The overnight collapse of two major traditional banks — Silicon Valley Bank (SVB) and Signature Bank — triggered a series of events that impacted millions of businesses, venture capitalists and bottom-line investors alike. However, United States President Joe Biden assured taxpayers that they would not feel the burn as the federal government takes action to protect depositors.
On March 11, major stablecoins, including USD Coin, USDD (USDD) and Dai, depegged from the U.S. dollar after Circle announced that $3.3 billion of its $40 billion reserves were stuck in SVB.
Knowing that numerous other entities tied to the collapsing banks may suffer irreparable damage, Biden announced, on March 12, his commitment to hold the responsible people accountable for the event.
While the federal government’s proactive approach to minimizing damage was appreciated, many pointed out that it’s the taxpayers that would ultimately suffer the depositors’ bailout.
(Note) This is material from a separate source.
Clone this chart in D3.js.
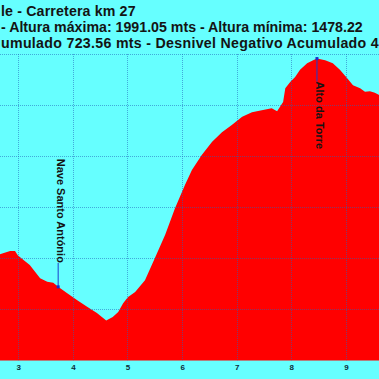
<!DOCTYPE html>
<html>
<head>
<meta charset="utf-8">
<script src="https://cdn.jsdelivr.net/npm/d3@7"></script>
<style>
html,body{margin:0;padding:0;background:#66ffff;overflow:hidden;}
svg{display:block;}
</style>
</head>
<body>
<svg id="chart" width="379" height="379"></svg>
<script>
// ---- data ----
const distanceKm = [2.60,2.665,2.72,2.85,2.94,2.99,3.09,3.21,3.31,3.40,3.53,3.64,3.73,3.89,4.08,4.26,4.44,4.61,4.73,4.83,4.92,5.01,5.05,5.14,5.32,5.50,5.69,5.87,6.05,6.18,6.36,6.55,6.73,6.91,7.10,7.28,7.46,7.64,7.74,7.85,7.89,7.98,8.07,8.16,8.29,8.40,8.47,8.62,8.76,8.89,9.02,9.13,9.26,9.35,9.44,9.53,9.60,9.70];
const elevationM = [1605,1608,1610,1614,1614,1606,1597,1587,1573,1561,1554,1552,1544,1532,1518,1505,1493,1478.22,1485,1495,1512,1524,1527,1534,1557,1600,1646,1698,1743,1773,1802,1828,1847,1861,1877,1886,1890,1894,1888,1906,1933,1945,1955,1969,1982,1988,1991.05,1988,1982,1969,1953,1939,1933,1926,1927,1924,1920,1915];
const kmGrid = [2,3,4,5,6,7,8,9,10];
const kmTickLabels = [3,4,5,6,7,8,9];
const elevTicks = [1400,1500,1600,1700,1800,1900,2000];
const markerNames = ["Nave Santo António","Alto da Torre"];
const markerKm = [3.73,8.47];
const markerElev = [1544,1991.05];
const titleLines = [
  "le - Carretera km 27",
  "- Altura máxima: 1991.05 mts - Altura mínima: 1478.22",
  "umulado 723.56 mts - Desnivel Negativo Acumulado 4"
];

// ---- drawing ----
const svg = d3.select("#chart");
const W = 379, H = 379;
const x = d3.scaleLinear().domain([3,9]).range([18.3,345.9]);
const y = d3.scaleLinear().domain([1400,2000]).range([360.4,54]);

const pts = distanceKm.map((d,i)=>({km:d, e:elevationM[i]}));

// area
svg.append("path")
  .datum(pts)
  .attr("fill","#ff0000")
  .attr("d", d3.area().x(d=>x(d.km)).y0(y(1400)).y1(d=>y(d.e)));

// grid
const grid = svg.append("g").attr("stroke","#2266bb").attr("stroke-opacity",0.55)
  .attr("stroke-width",1).attr("stroke-dasharray","1,1");
grid.selectAll("line.v").data(kmGrid).join("line")
  .attr("x1",d=>Math.round(x(d))+0.5).attr("x2",d=>Math.round(x(d))+0.5)
  .attr("y1",y(2000)).attr("y2",y(1400));
grid.selectAll("line.h").data(elevTicks.slice(1)).join("line")
  .attr("x1",0).attr("x2",W)
  .attr("y1",d=>Math.round(y(d))+0.5).attr("y2",d=>Math.round(y(d))+0.5);

// x tick labels
const xAxis = d3.axisBottom(x).tickValues(kmTickLabels).tickSize(0).tickPadding(4).tickFormat(d3.format("d"));
const gx = svg.append("g").attr("transform",`translate(0,${y(1400)})`).call(xAxis);
gx.select(".domain").remove();
gx.selectAll("text").attr("font-family","Liberation Sans, Arial, sans-serif")
  .attr("font-weight","bold").attr("font-size","8px").attr("fill","#0b2e3a");

// markers
markerNames.forEach((name,i)=>{
  const mx = x(markerKm[i]), my = y(markerElev[i]);
  const up = i===0;
  const textEnd = up ? my-24 : my+23;
  svg.append("line").attr("x1",mx).attr("x2",mx).attr("y1",my).attr("y2",textEnd)
    .attr("stroke","#1a3dcc").attr("stroke-width",1);
  svg.append("rect").attr("x",mx-1.5).attr("y",my-1.5).attr("width",3).attr("height",3).attr("fill","#1a2dcc");
  svg.append("text")
    .attr("transform",`translate(${mx-0.8},${textEnd}) rotate(90)`)
    .attr("text-anchor", up ? "end" : "start")
    .attr("font-family","Liberation Sans, Arial, sans-serif")
    .attr("font-weight","bold").attr("font-size","11px").attr("fill","#141414")
    .text(name);
});

// title
const baselines = [15.5,32,47.5];
const spacing = [0.15,0,0.3];
titleLines.forEach((t,i)=>{
  svg.append("text").attr("x",1).attr("y",baselines[i])
    .attr("font-family","Liberation Sans, Arial, sans-serif")
    .attr("font-weight","bold").attr("font-size","14.2px").attr("fill","#141414")
    .attr("letter-spacing",spacing[i])
    .text(t);
});
</script>
</body>
</html>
On March 13, Biden addressed concerns through a tweet
Biden assured American citizens that the traditional financial system was safe after the federal intervention. He further stated that taxpayers would not be burdened for saving SVB and Signature Bank depositors:
“People’s deposits will be there when they need them – at no cost to the taxpayer.”
However, Biden’s followers on Twitter were not completely sold on this idea, as many pointed out that “everything you do or touch costs the taxpayer!”
In parallel, the U.S. Federal Reserve is closely investigating the factors that led to the failure of SVB, including how it supervised and regulated the now-collapsed financial institution.
As previously reported by Cointelegraph, SVB was shut down by the California Department of Financial Protection and Innovation on March 10, with no specific reason offered for the bank’s forced closure. However, it is suspected that SVB was on the edge of collapse due to severe liquidity troubles relating to major losses on government bond investments and unprecedented cash withdrawals.